## Required work
Pictures excluded, return the lines below from the first through the line holding "ax = fig.add_axes([21".
=-=-=-=-=
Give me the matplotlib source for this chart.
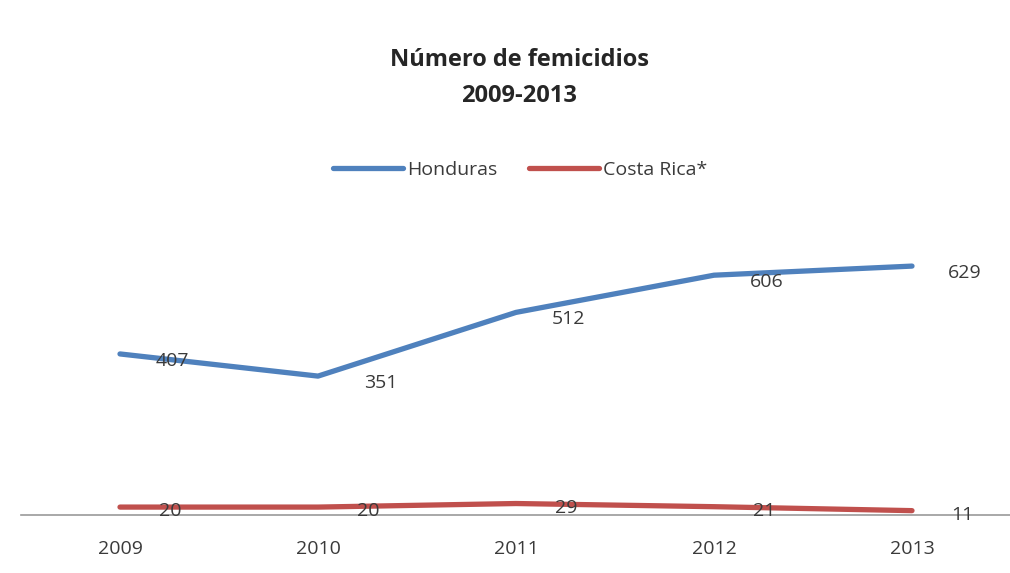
import matplotlib.pyplot as plt

years = ["2009", "2010", "2011", "2012", "2013"]
honduras = [407, 351, 512, 606, 629]
costa_rica = [20, 20, 29, 21, 11]

BLUE = "#4F81BD"
RED = "#C0504D"
FONT = "Open Sans"

plt.rcParams["font.family"] = [FONT, "DejaVu Sans"]

fig = plt.figure(figsize=(10.10, 5.73), dpi=100)
ax = fig.add_axes([21 / 1010, 58 / 573, 990 / 1010, 277 / 573])

x = list(range(len(years)))
ax.plot(x, honduras, color=BLUE, lw=3.8, solid_capstyle="round", label="Honduras")
ax.plot(x, costa_rica, color=RED, lw=3.8, solid_capstyle="round", label="Costa Rica*")

for xi, v in zip(x, honduras):
    dx = 45 if v == 351 else 38
    ax.annotate(str(v), (xi, v), xytext=(dx, -5), textcoords="offset points",
                ha="center", va="center", fontsize=14, color="#3a3a3a")
for xi, v in zip(x, costa_rica):
    ax.annotate(str(v), (xi, v), xytext=(36, -3), textcoords="offset points",
                ha="center", va="center", fontsize=14, color="#3a3a3a")

ax.set_xlim(-0.5, 4.5)
ax.set_ylim(0, 700)
ax.set_xticks(x)
ax.set_xticklabels(years, fontsize=14, color="#3a3a3a")
ax.tick_params(axis="x", length=0, pad=18)
ax.set_yticks([])
for side in ["left", "right", "top"]:
    ax.spines[side].set_visible(False)
ax.spines["bottom"].set_color("#9a9a9a")
ax.spines["bottom"].set_linewidth(1.2)

fig.text(0.514, 1 - 60 / 573, "Número de femicidios", ha="center", va="center",
         fontsize=17, fontweight="bold", color="#262626")
fig.text(0.514, 1 - 96 / 573, "2009-2013", ha="center", va="center",
         fontsize=17, fontweight="bold", color="#262626")

leg = fig.legend(loc="center", bbox_to_anchor=(0.515, 1 - 170 / 573), ncol=2,
                 frameon=False, fontsize=14, handlelength=3.6, handletextpad=0.2,
                 columnspacing=1.6)
for t in leg.get_texts():
    t.set_color("#3a3a3a")

fig.savefig("out.png", dpi=100, facecolor="white")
=-=-=-=-=
## Correct result
Give me the matplotlib source for this chart.
import matplotlib.pyplot as plt

years = ["2009", "2010", "2011", "2012", "2013"]
honduras = [407, 351, 512, 606, 629]
costa_rica = [20, 20, 29, 21, 11]

BLUE = "#4F81BD"
RED = "#C0504D"
FONT = "Open Sans"

plt.rcParams["font.family"] = [FONT, "DejaVu Sans"]

fig = plt.figure(figsize=(10.10, 5.73), dpi=100)
ax = fig.add_axes([21 / 1010, 58 / 573, 990 / 1010, 277 / 573])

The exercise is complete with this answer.